Georgia Representative Benton Should Resign for Supporting the KKK

  • by: Susan V
  • recipient: Georgia Representative Thomas Benton

Georgia House Representative Tommy Benton says he’s fed up with people trying to wipe out the South’s Confederate history and he’s introduced some bills to deal with his frustration. But is this what the people of the South really need most right now - more Confederate memorials?

According to several news reports, not only is Benton calling for holidays for Robert E. Lee and Jeff Davis and insisting that all of Stone Mountain Park be set aside as “an appropriate and suitable memorial for the Confederacy;" he wants some of the roads named for Martin Luther King Jr. changed back. And he talks about the Klan as if they deserve a shrine of their own. 

Benton's bills come after an interview last summer with the Atlanta Journal Constitution in which he reportedly said the Klan “was not so much a racist thing but a vigilante thing to keep law and order,” and that it “made a lot of people straighten up,” he added.

Anyone who takes the time to read the 1871 Congressional inquiry into the acts of terrorism committed against blacks and any white person that either tried to educate or have a relationship with a person of African ancestry could not possibly characterize Klan activity as keeping “law and order.” 
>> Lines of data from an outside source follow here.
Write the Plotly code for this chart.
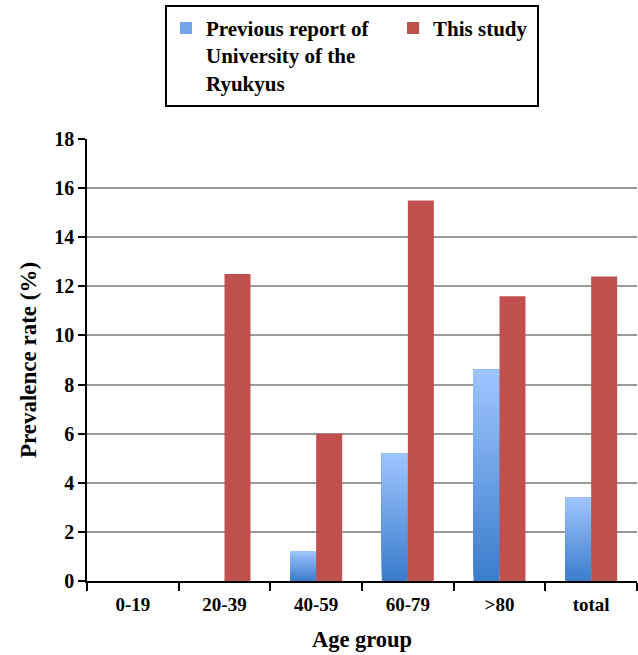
import plotly.graph_objects as go

# Age groups and prevalence rates (%)
age_groups = ["0-19", "20-39", "40-59", "60-79", ">80", "total"]
previous_report = [0, 0, 1.2, 5.2, 8.6, 3.4]
this_study = [0, 12.5, 6.0, 15.5, 11.6, 12.4]
y_ticks = [0, 2, 4, 6, 8, 10, 12, 14, 16, 18]

prev_name = "Previous report of<br>University of the<br>Ryukyus"
study_name = "This study"

FONT = "Liberation Serif"
RED = "#C0504D"
BLUE_TOP = (158, 198, 255)
BLUE_BOTTOM = (58, 124, 204)
N_SLICES = 40


def blend(t):
    r = [round(BLUE_BOTTOM[i] + (BLUE_TOP[i] - BLUE_BOTTOM[i]) * t) for i in range(3)]
    return f"rgb({r[0]},{r[1]},{r[2]})"


fig = go.Figure()

# Legend entry for the gradient-filled series
fig.add_trace(go.Bar(
    x=age_groups, y=[0] * len(age_groups), name=prev_name,
    marker=dict(color=blend(0.55), line=dict(width=0)),
    offsetgroup="prev", showlegend=True, legend="legend", hoverinfo="skip",
))

# Blue bars: each slice runs from its own base up to the bar top, and the
# next (lighter) slice is painted over it, giving a seamless vertical gradient
for k in range(N_SLICES):
    fig.add_trace(go.Bar(
        x=age_groups,
        y=[v * (N_SLICES - k) / N_SLICES for v in previous_report],
        base=[v * k / N_SLICES for v in previous_report],
        marker=dict(color=blend((k + 0.5) / N_SLICES), line=dict(width=0)),
        offsetgroup="prev", showlegend=False, hoverinfo="skip",
    ))

fig.add_trace(go.Bar(
    x=age_groups, y=this_study, name=study_name,
    marker=dict(color=RED, line=dict(width=0)),
    offsetgroup="study", legend="legend2",
))

legend_font = dict(family=FONT, size=21, color="black", weight="bold")

fig.update_layout(
    width=638, height=655,
    margin=dict(l=87, r=1, t=139, b=74),
    paper_bgcolor="white", plot_bgcolor="white",
    barmode="group", bargap=0.433, bargroupgap=0,
    font=dict(family=FONT, color="black", size=18, weight="bold"),
    legend=dict(
        x=0.1436, xanchor="left", y=1.297, yanchor="top",
        borderwidth=0, bgcolor="rgba(0,0,0,0)", font=legend_font, valign="top",
    ),
    legend2=dict(
        x=0.5564, xanchor="left", y=1.297, yanchor="top",
        borderwidth=0, bgcolor="rgba(0,0,0,0)", font=legend_font, valign="top",
    ),
    # Frame around both legend blocks
    shapes=[dict(
        type="rect", xref="paper", yref="paper",
        x0=0.1436, x1=0.8200, y0=1.0747, y1=1.3009,
        line=dict(color="black", width=2), fillcolor="rgba(0,0,0,0)", layer="below",
    )],
    xaxis=dict(
        type="category", showline=True, linecolor="black", linewidth=1.5,
        ticks="outside", tickson="boundaries", ticklen=8, tickcolor="black",
        tickwidth=1.5, showgrid=False, ticklabelstandoff=5,
        tickfont=dict(family=FONT, size=19, weight="bold"),
        title=dict(text="Age group", font=dict(family=FONT, size=22.5, weight="bold"),
                   standoff=18),
    ),
    yaxis=dict(
        range=[0, 18], tickvals=y_ticks, showline=True, linecolor="black",
        linewidth=1.5, ticks="outside", ticklen=7, tickcolor="black", tickwidth=1.5,
        showgrid=True, gridcolor="#999999", gridwidth=1.5, zeroline=False,
        tickfont=dict(family=FONT, size=20, weight="bold"),
        title=dict(text="Prevalence rate (%)",
                   font=dict(family=FONT, size=23, weight="bold"), standoff=11),
    ),
)

fig.write_html("out.html")
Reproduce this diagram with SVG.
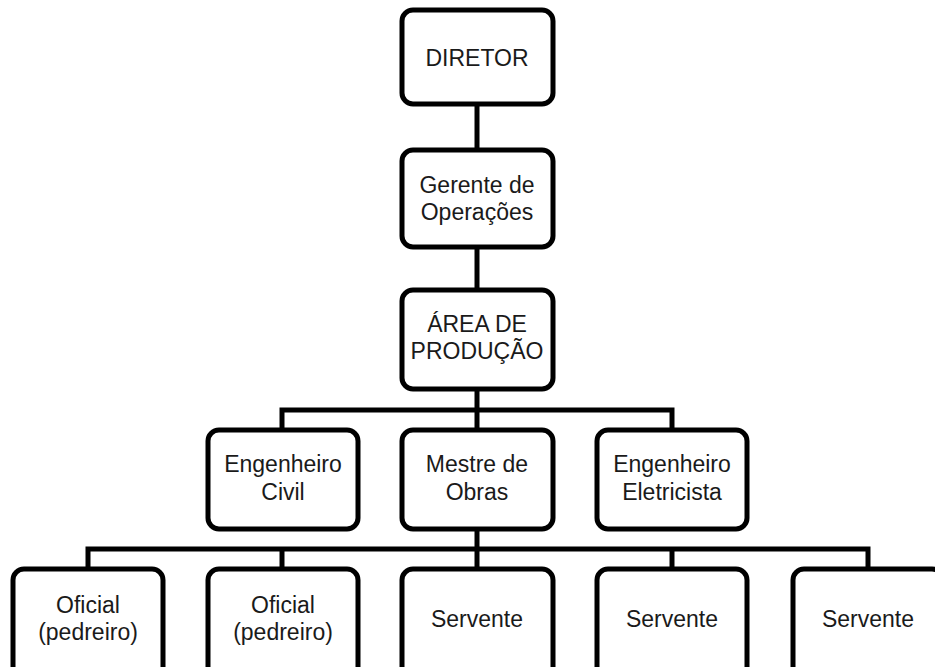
<svg xmlns="http://www.w3.org/2000/svg" width="935" height="667" viewBox="0 0 935 667">
<style>
.box{fill:#fff;stroke:#000;stroke-width:5}
.con{fill:none;stroke:#000;stroke-width:5;stroke-linejoin:miter;stroke-linecap:butt}
text{font-family:"Liberation Sans",Arial,sans-serif;font-size:23px;fill:#1a1a1a;text-anchor:middle}
</style>
<rect width="935" height="667" fill="#fff"/>
<g id="connectors">
<path class="con" d="M477 104V150"/>
<path class="con" d="M477 247V290"/>
<path class="con" d="M477 389V430"/>
<path class="con" d="M282 430V410H672V430"/>
<path class="con" d="M477 529V569"/>
<path class="con" d="M88 569V549H868V569"/>
<path class="con" d="M282 549V569"/>
<path class="con" d="M672 549V569"/>
</g>
<g id="diretor"><rect class="box" x="402" y="10" width="151" height="94" rx="11"/><text x="477" y="66">DIRETOR</text></g>
<g id="gerente"><rect class="box" x="402" y="150" width="151" height="97" rx="11"/><text x="477" y="193">Gerente de</text><text x="477" y="220">Operações</text></g>
<g id="area"><rect class="box" x="402" y="290" width="151" height="99" rx="11"/><text x="477" y="332">ÁREA DE</text><text x="477" y="359">PRODUÇÃO</text></g>
<g id="eng-civil"><rect class="box" x="208" y="430" width="150" height="99" rx="11"/><text x="283" y="472">Engenheiro</text><text x="283" y="500">Civil</text></g>
<g id="mestre"><rect class="box" x="402" y="430" width="151" height="99" rx="11"/><text x="477" y="472">Mestre de</text><text x="477" y="500">Obras</text></g>
<g id="eng-eletricista"><rect class="box" x="597" y="430" width="150" height="99" rx="11"/><text x="672" y="472">Engenheiro</text><text x="672" y="500">Eletricista</text></g>
<g id="oficial1"><rect class="box" x="13" y="569" width="150" height="110" rx="11"/><text x="88" y="613">Oficial</text><text x="88" y="640">(pedreiro)</text></g>
<g id="oficial2"><rect class="box" x="208" y="569" width="150" height="110" rx="11"/><text x="283" y="613">Oficial</text><text x="283" y="640">(pedreiro)</text></g>
<g id="servente1"><rect class="box" x="402" y="569" width="151" height="110" rx="11"/><text x="477" y="627">Servente</text></g>
<g id="servente2"><rect class="box" x="597" y="569" width="150" height="110" rx="11"/><text x="672" y="627">Servente</text></g>
<g id="servente3"><rect class="box" x="793" y="569" width="150" height="110" rx="11"/><text x="868" y="627">Servente</text></g>
</svg>
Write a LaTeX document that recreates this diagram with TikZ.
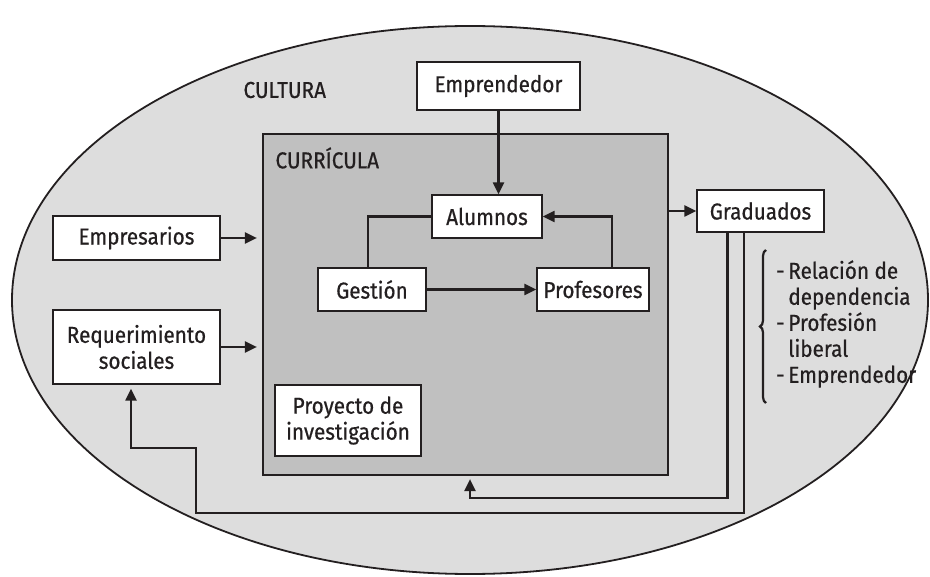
\documentclass[tikz,border=0pt]{standalone}
\usepackage{fontspec}
\setmainfont{Fira Sans}[FakeStretch=0.9,FakeBold=0.6]
\usetikzlibrary{arrows.meta,calc,decorations.pathreplacing}
\definecolor{cult}{RGB}{221,221,221}
\definecolor{curfill}{RGB}{192,192,192}
\definecolor{ink}{RGB}{35,31,32}
\begin{document}
\begin{tikzpicture}[x=1pt,y=-1pt,
  every node/.style={font=\fontsize{23}{26}\selectfont, text=ink},
  box/.style={draw=ink, line width=1.3pt, fill=white, inner sep=0pt, align=center},
  arr/.style={draw=ink, line width=2.2pt, -{Triangle[length=12pt,width=11pt]}},
  ln/.style={draw=ink, line width=2.2pt}]
\useasboundingbox (0,0) rectangle (930,577);
\clip (0,0) rectangle (930,577);
\fill[white] (0,0) rectangle (930,577);
\draw[fill=cult, draw=ink, line width=1.8pt] (470,300) ellipse [x radius=458, y radius=274];
\node[draw=ink, line width=2.2pt, fill=curfill, minimum width=405, minimum height=341, inner sep=0pt] (curr) at (465.5,304.5) {};
\node[anchor=west] (cultura) at (240,90) {CULTURA};
\node[anchor=west] (curtxt) at (272,158) {CURRÍCULA};
\node[box, minimum width=163, minimum height=48] (emp) at (498.5,86) {Emprendedor};
\node[box, minimum width=110, minimum height=43] (alu) at (487,216.5) {Alumnos};
\node[box, minimum width=108, minimum height=43] (ges) at (372,289.5) {Gestión};
\node[box, minimum width=112, minimum height=43] (pro) at (593,289.5) {Profesores};
\node[box, minimum width=167, minimum height=44] (empr) at (136.5,238) {Empresarios};
\node[box, minimum width=167, minimum height=74] (req) at (136.5,347) {Requerimiento\\sociales};
\node[box, minimum width=146, minimum height=71] (proy) at (348,420.5) {Proyecto de\\investigación};
\node[box, minimum width=127, minimum height=42] (gra) at (760.5,211) {Graduados};
\node[anchor=west, align=left, inner sep=0pt] (lista) at (776,324) {-\,Relación de\\\hphantom{-\,}dependencia\\-\,Profesión\\\hphantom{-\,}liberal\\-\,Emprendedor};
\draw[arr] (emp.south) -- (emp.south |- alu.north);
\draw[ln] (alu.west) -| ([xshift=-4]ges.north);
\draw[arr] (ges.east) -- (pro.west);
\draw[arr] ([xshift=19]pro.north) |- (alu.east);
\draw[arr, shorten >=5pt] (empr.east) -- (empr.east -| curr.west);
\draw[arr, shorten >=5pt] (req.east) -- (req.east -| curr.west);
\draw[arr] (curr.east |- gra.west) -- (gra.west);
\coordinate (b1) at (470,498);
\coordinate (b2) at (196,513);
\coordinate (b3) at (131,448);
\draw[arr, shorten >=3pt] ([xshift=-33]gra.south) |- (b1) -- (b1 |- curr.south);
\draw[arr, shorten >=4pt] ([xshift=-16.5]gra.south) |- (b2) |- (b3) -- (b3 |- req.south);
\draw[ink, line width=2.2pt, decorate, decoration={brace, amplitude=6pt}] (766,403) -- (766,250);
\end{tikzpicture}
\end{document}
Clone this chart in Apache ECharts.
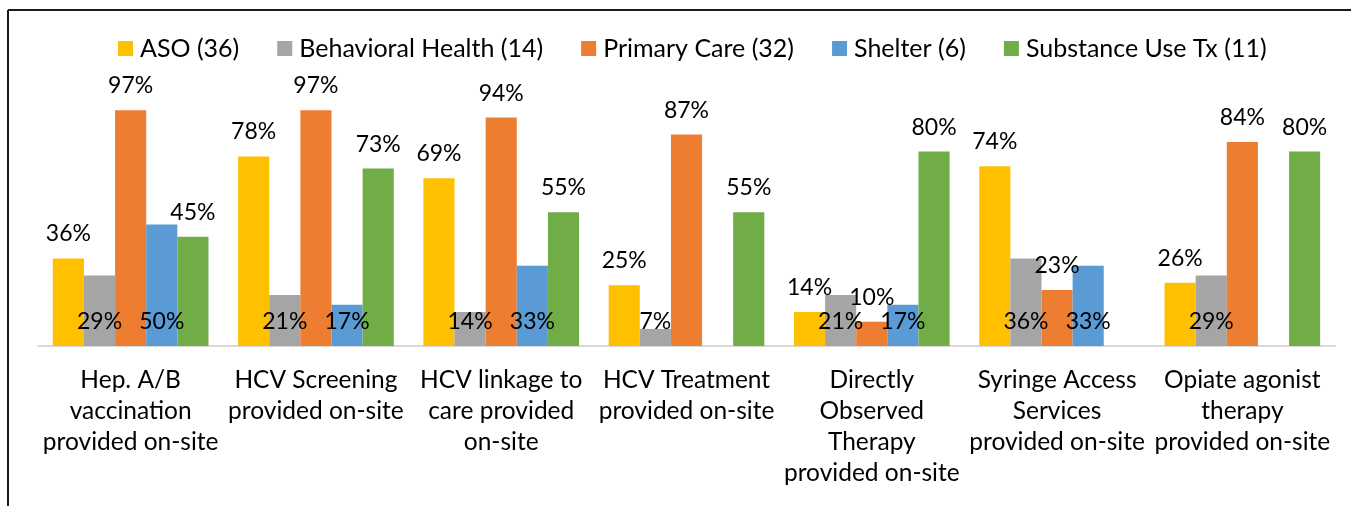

In the midst of one of the most racially troubled times since the Civil Rights Movement, Benton seems set on honoring white supremacy, and that’s not what this country or even Georgia needs ever, especially right now.

Anyone making excuses for Klan vigilante activity doesn’t belong in a leadership position. Sign this petition to demand that Benton resign!

To Georgia Representative Thomas Benton;


Dear Sir:


Aside from your reprehensible and clearly uneducated comments about the Ku Klux Klan’s vigilante activities, particularly those that went on during Reconstruction, your bills make it appear that the South actually needs more memorials and reminders of those dark days of white supremacist tyranny.


It seems as if, before the South can barely get beyond the racism and oppression of the past, you want to revive it. The same nostalgic amnesia, revived by white supremacist politicians using “Lost Cause “ rhetoric, was a big part of the scheme that brought Jim Crow to the South just over a century ago.


Furthermore, the South is certainly not lacking in Civil War memorials - they’re all over the place. I have personally driven all over the state of North Carolina and found that even the remotest tiniest towns, ones that don’t even have a decent restaurant or market with fresh produce where townspeople can have access to basic nutritional needs, has standing, nevertheless, usually in the center of town, a Confederate Memorial, commemorating the “Lost Cause.”


While you may be justified in asking that certain standing memorials and historical paintings not be defaced or destroyed, this is no time to attempt to take the South back to those dark days by making apologies for the indefensible, cruel and tyrannical acts of the KKK.


DiversityInc says Soutern Poverty Law Center has described the KKK as  “"the most infamous — and oldest — of American hate groups" And the group’s activities far surpassed those of enforcing law and order: 'Lynchings, tar-and-featherings, rapes and other violent attacks on those challenging white supremacy became a hallmark of the Klan,' the SPLC describes."


I the undersigned, assert that your comments and suggestions cross the line when it comes to supporting your position in a leadership role, and you should resign.